ОТ: А работы на черных клеенках?

НА: Это 85-й или 86-й год. Это не клеенка, это черная фотобумага, рулон которой я купил у какого-то пьяницы. «Жизнь и смерть Черного квадрата». Такая история современного искусства в виде комикса. А выставка называлась «Битца за искусство». Потому что был парк Битца, где в первые годы перестройки открыли рынок народных промыслов, где художники могли торговать пейзажиками, натюрмортами. Не помню, кому первому пришла эта идея – прийти и устроить там выставку. Я туда приволок этот рулон, расстелил его на снегу, а на березе повесил большой православный крест, покрашенный ярко-красной краской. И началось: возмущенные продавцы-художники решили, что мы у них отбиваем бизнес. А тогда со стороны Запада был обостренный интерес к тому, что происходит в СССР. Туда прибежало огромное количество журналистов. Там даже китайское телевидение присутствовало. Вечером мне начали звонить из ВВС и спрашивать, какой длины был рулон, и пересчитывать в футы и дюймы. Что-то около двухсот футов. А сейчас это у Вадика Захарова в коллекции.

ОТ: Мне очень интересно по поводу АПТАРТа – как вы к этому пришли, почему у себя в квартире?

НА: По практическим, бытовым причинам. Я вернусь к вопросу поколений. В начале 80-х мне стало дико скучно в этом черно-белом концептуализме. Меня стало раздражать комментирование, ре-комментирование Монастырского. Теперь-то я понимаю, что он абсолютно правильно все делал. Но тогда я соблазнился нью-вейвом, с другой стороны – «Мухоморы», Миша Рошаль – более молодое поколение. И меня развернуло в сторону большей цветастости и фактурности. Кроме того, очень хотелось показывать работы. Как раз к этому времени захлопнулись всякие возможности. До этого были какие-то однодневки в МОСХе, которые Валерий Турчин и Леня Бажанов устраивали. Потом все прекратилось, и стали думать, как бы где-нибудь у себя это делать. У меня была маленькая квартирка, которая была именно моя, я полностью отвечал за нее. Даже хорошо, что она была маленькой. В этом крошечном пространстве отрабатывались нетрадиционные экспозиционные практики.
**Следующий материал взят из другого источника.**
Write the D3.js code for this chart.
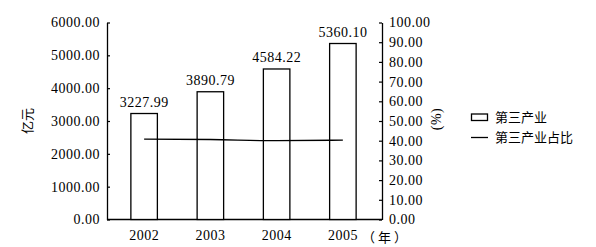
<!DOCTYPE html>
<html>
<head>
<meta charset="utf-8">
<script src="https://cdn.jsdelivr.net/npm/d3@7"></script>
<style>
  body { margin: 0; background: #fff; }
  svg text { fill: #000; }
  .num { font-family: "Liberation Serif", "DejaVu Serif", serif; font-size: 14px; letter-spacing: 0.5px; }
  .cjk { font-family: "Noto Sans CJK SC", sans-serif; font-size: 13px; }
</style>
</head>
<body>
<div id="chart"></div>
<script>
// data
const years = ['2002', '2003', '2004', '2005']
const tertiary = [3227.99, 3890.79, 4584.22, 5360.10]   // 亿元
const share = [40.8, 40.6, 40.0, 40.3]                   // %

const width = 596
const height = 247
const svg = d3.select('#chart').append('svg')
  .attr('width', width)
  .attr('height', height)

// plot box
const plotLeft = 107, plotRight = 382, plotTop = 22.5, plotBottom = 219.5

const x = d3.scaleBand()
  .domain(years)
  .range([111, 376])
  .paddingInner(0.6)
  .paddingOuter(0.3)
const y = d3.scaleLinear().domain([0, 6000]).range([plotBottom, plotTop])
const y2 = d3.scaleLinear().domain([0, 100]).range([plotBottom, plotTop])

// left axis
const yAxis = d3.axisLeft(y).tickValues(d3.range(0, 6001, 1000))
  .tickFormat(d3.format('.2f')).tickSizeInner(-3).tickSizeOuter(0).tickPadding(7)
const gl = svg.append('g').attr('transform', `translate(${plotLeft},0)`).call(yAxis)

// right axis
const y2Axis = d3.axisRight(y2).tickValues(d3.range(0, 101, 10))
  .tickFormat(d3.format('.2f')).tickSizeInner(-3).tickSizeOuter(0).tickPadding(7)
const gr = svg.append('g').attr('transform', `translate(${plotRight},0)`).call(y2Axis)

for (const g of [gl, gr]) {
  g.attr('font-family', null).attr('font-size', null)
  g.select('.domain').attr('stroke', '#000').attr('stroke-width', 1.3)
  g.selectAll('.tick line').attr('stroke', '#000').attr('stroke-width', 1.2)
  g.selectAll('.tick text').attr('class', 'num')
}

// x axis baseline
svg.append('line')
  .attr('x1', plotLeft).attr('x2', plotRight)
  .attr('y1', plotBottom).attr('y2', plotBottom)
  .attr('stroke', '#000').attr('stroke-width', 1.3)

// x labels
svg.append('g').selectAll('text')
  .data(years)
  .join('text')
  .attr('class', 'num')
  .attr('x', d => x(d) + x.bandwidth() / 2)
  .attr('y', 240)
  .attr('text-anchor', 'middle')
  .text(d => d)

svg.append('text')
  .attr('class', 'cjk')
  .attr('x', 362)
  .attr('y', 242)
  .attr('font-size', '12px')
  .attr('letter-spacing', '3px')
  .text('（年）')

// bars
svg.append('g').selectAll('rect')
  .data(tertiary)
  .join('rect')
  .attr('x', (d, i) => x(years[i]))
  .attr('y', d => y(d))
  .attr('width', x.bandwidth())
  .attr('height', d => plotBottom - y(d))
  .attr('fill', '#fff')
  .attr('stroke', '#000')
  .attr('stroke-width', 1.3)

// bar value labels
svg.append('g').selectAll('text')
  .data(tertiary)
  .join('text')
  .attr('class', 'num')
  .attr('x', (d, i) => x(years[i]) + x.bandwidth() / 2)
  .attr('y', d => y(d) - 7)
  .attr('text-anchor', 'middle')
  .text(d => d.toFixed(2))

// share line
const line = d3.line()
  .x((d, i) => x(years[i]) + x.bandwidth() / 2)
  .y(d => y2(d))
  .curve(d3.curveMonotoneX)
svg.append('path')
  .datum(share)
  .attr('d', line)
  .attr('fill', 'none')
  .attr('stroke', '#000')
  .attr('stroke-width', 1.3)

// axis titles
svg.append('text')
  .attr('class', 'cjk')
  .attr('transform', 'translate(32,121) rotate(-90)')
  .attr('text-anchor', 'middle')
  .attr('font-size', '14px')
  .text('亿元')
svg.append('text')
  .attr('class', 'num')
  .attr('transform', 'translate(441,119) rotate(-90)')
  .attr('text-anchor', 'middle')
  .attr('letter-spacing', 0)
  .text('(%)')

// legend
const lg = svg.append('g').attr('transform', 'translate(471,0)')
lg.append('rect')
  .attr('x', 0.5).attr('y', 114)
  .attr('width', 16).attr('height', 6.5)
  .attr('fill', '#fff').attr('stroke', '#000').attr('stroke-width', 1.3)
lg.append('text')
  .attr('class', 'cjk').attr('font-size', '14px')
  .attr('x', 24).attr('y', 122)
  .text('第三产业')
lg.append('line')
  .attr('x1', 0).attr('x2', 17)
  .attr('y1', 137.5).attr('y2', 137.5)
  .attr('stroke', '#000').attr('stroke-width', 1.3)
lg.append('text')
  .attr('class', 'cjk').attr('font-size', '14px')
  .attr('x', 24).attr('y', 142)
  .text('第三产业占比')
</script>
</body>
</html>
ОТ: А вопрос кураторства уже стоял, или это нововведение?

НА: Коллективно. Мы сами себе были кураторами.

ЕМ: А кураторы вообще нужны?

НА: Все зависит от куратора и того, что он от тебя хочет. Не люблю кураторов, которые относятся к художникам как к строительному материалу. Но есть удивительные люди. У меня была выставка несколько лет назад в Gridchin Hall, простая, только графика. Но я сомневался и попросил Женю Кикодзе помочь. Она сказала: «Зачем я тебе нужна, сам все умеешь», но я ее уговорил. И она мимоходом предложила такое простое экспозиционное решение, которое сразу же выставку сделало. Я бы до него не додумался. И потом, не всегда понятно, что такое куратор, потому что это человек, который занимается художественным процессом. Зачастую, это хорошие продюсеры, у которых в руках связи, пресса, которые обеспечивают приход на выставку нужных людей.

«Повешанные» на выставке «Тяжесть и нежность» вL Галерее, Москва, февраль 1993 // Источник фото: conceptualism-moscow.org

ЕМ: А как вы относитесь к тенденции, когда куратор из отдельных произведений делает метавысказывание?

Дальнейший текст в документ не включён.